Matchless: A Christmas Story

Written By: Gregory Maguire

 Published By: William Morrow

 Reviewed by Melissa Minners

                It’s that time of year again.  Radio stations are playing Christmas music and have been since the weekend before Thanksgiving.  Stores have been pushing Christmas items and advertising Christmas sales (starting long before Halloween).  Santa is in the stores taking photos with all the kids.  The 25 Days of Christmas have begun on ABC Family.  And it’s time for me to check out some books with Christmas themes in the days leading up to the holidays.  That’s why when I saw Matchless: A Christmas Story by Gregory Maguire, I had to check it out.

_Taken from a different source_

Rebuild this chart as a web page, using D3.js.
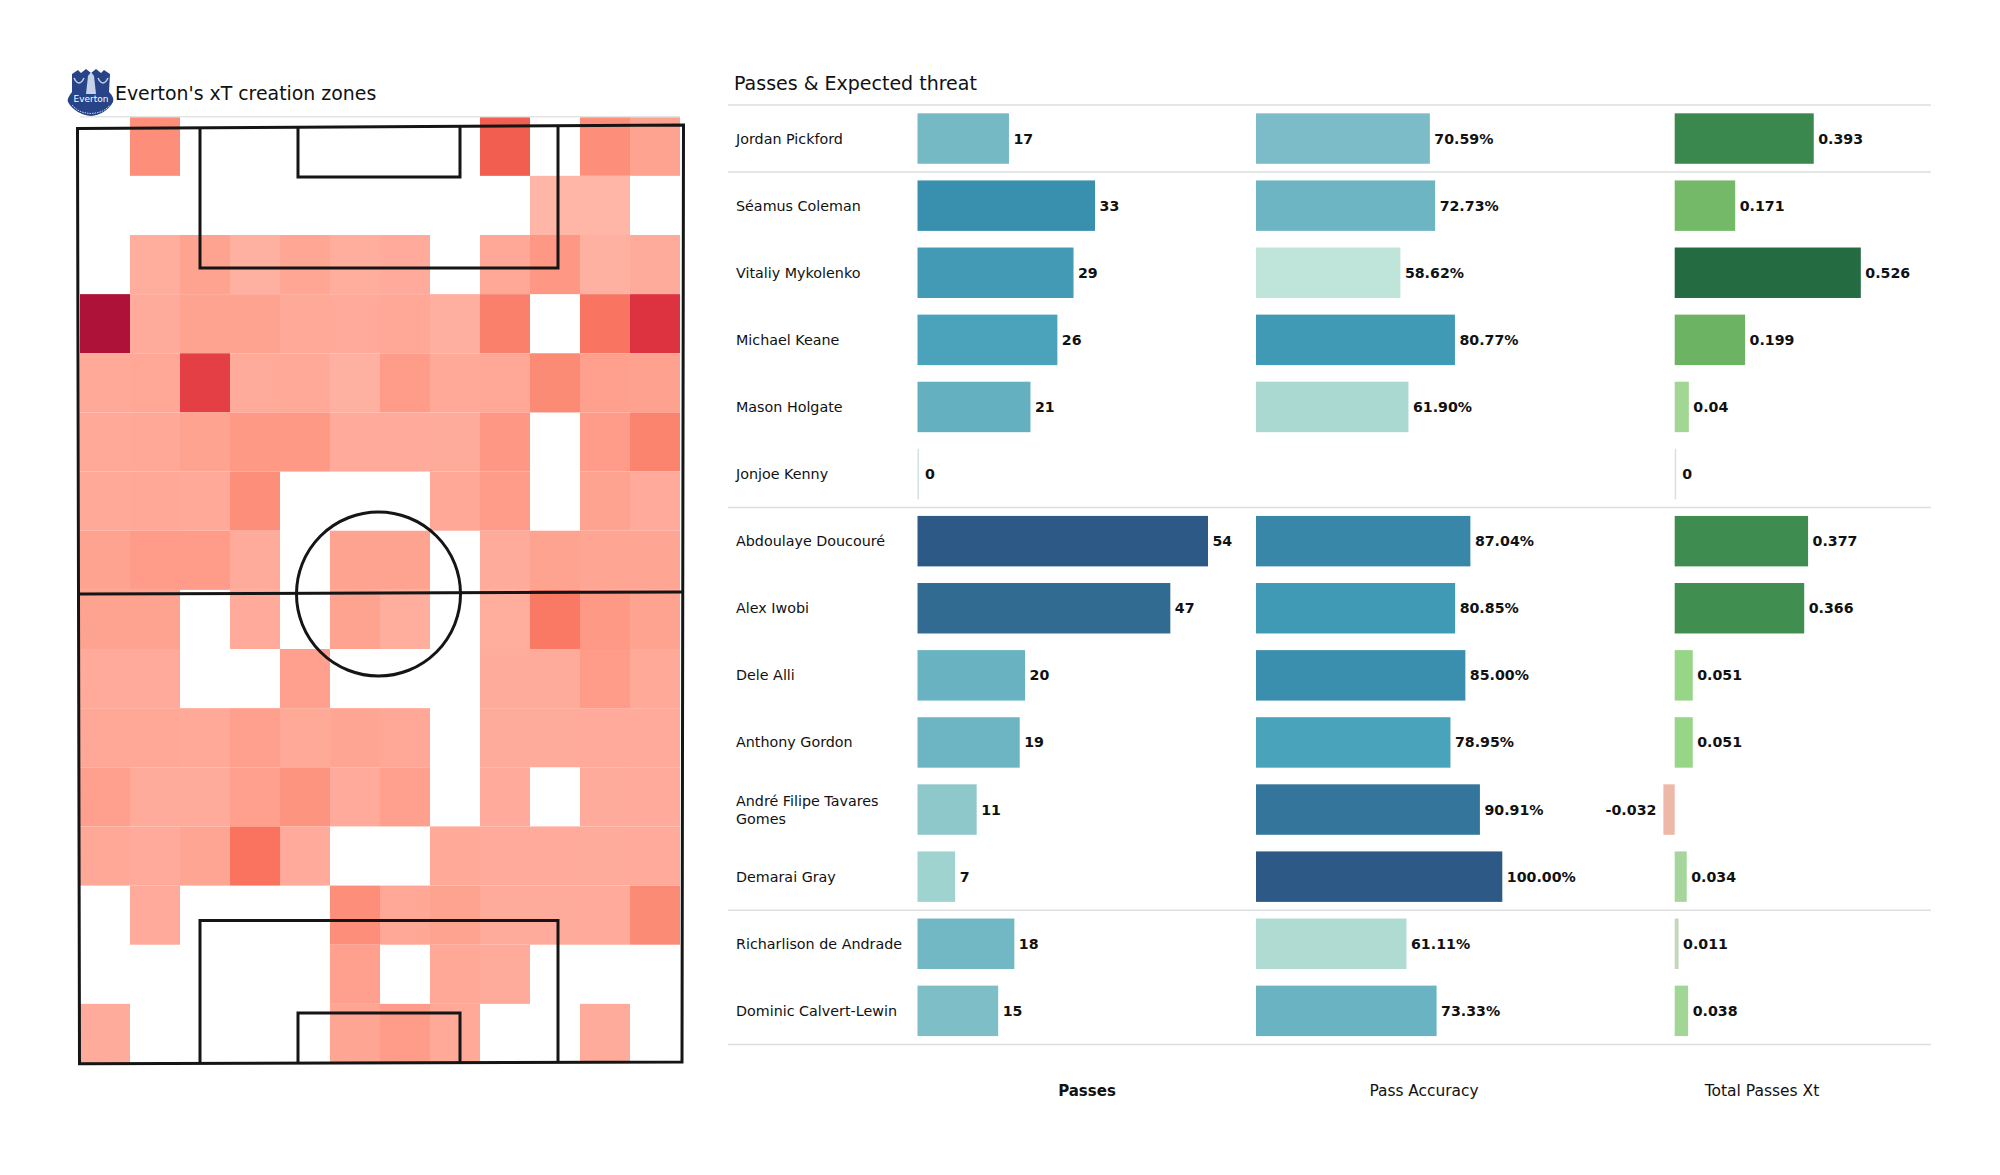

                In 2008, National Public Radio asked Gregory Maguire to compose a story with a Christmas theme.  He came up with a tale based on Hans Christian Andersen’s The Little Match Girl.  Now, if you know Gregory Maguire, you know that he has a special way of recreating older fairy talesWicked, his re-imagination of The Wizard of Oz, made him famous.  But Wicked was not exactly a rated PG tale.  If NPR was asking for this tale, I figured it would probably be a lot cleaner than Wicked, but was really uncertain what to expect from Matchless.

                I barely remembered The Little Match Girl, but I certainly remembered that it was very sad.  As it turns out, The Little Match Girl actually takes place on New Year’s Eve.  Gregory Maguire moved the tale to Christmas Eve to make it more Christmas appropriate.  The little girl selling matches is still there, but this story has a very uplifting twist.

                Young Frederick is the son of the Queen’s seamstress.  They don’t have much money, but they get by thanks to the clumsiness of the Queen and her penchant for stepping on and ripping her hem seams.  Frederick has a secret in the attic, a collection of items he has found on the street and transformed into a small city. 

                One Christmas Eve, Frederick wanders out late at night after his mother heads off to the Queen’s rescue.  Looking for items to add to his secret collection, Frederick finds a slipper that he believes will make a great ship for the family of two who inhabit his special town.  Little does he know that the slipper belongs to a little girl who lost it while trying to sell matches on this cold winter’s night. 

Ashamed to go home when she has not earned a penny in her trade this night, the girl hunkers down in an alley and begins to light the matches in an effort to get warm.  She laments the loss of her slippers which had originally belonged to her mother, the only thing she had left of her mother after her death.  With each match she lights, she imagines that she catches a glimpse of her mother and longs to be with her once again.  Her wish is granted that night.

On Christmas Day, Frederick finds a key in his newly acquired slipper and realizes that the slipper may not have been abandoned purposely.  He asks his mother to take him to the address attached to the key so he can return the slipper.  Unfortunately, upon arriving at the home, he learns that the family living there is in mourning this Christmas.  Somehow, the two families – that of the little match girl and that of Frederick and his mother – unite.  One year later, Frederick’s life is in danger, but help from beyond lights the way.  Can the mysterious light keep him safe for his newfound family?

While The Little Match Girl was a sad tale, Matchless: A Christmas Story is an uplifting tale offering a sense of hope and happiness in this re-imagination of the well-known Andersen tale.  I’m surprised that Maguire would come up with such a positive tale, knowing his sarcastic and pessimistic side revealed in the books of The Wicked Years.  There is a sense of sorrow here, but this sorrow is turned into something positive.  In this tale, the match girl’s death is still sad, but not fruitless and serves as a ray of hope and love.  Definitely the Christmas story it professes to be and a great tale for me to read to jump start the Christmas spirit this year.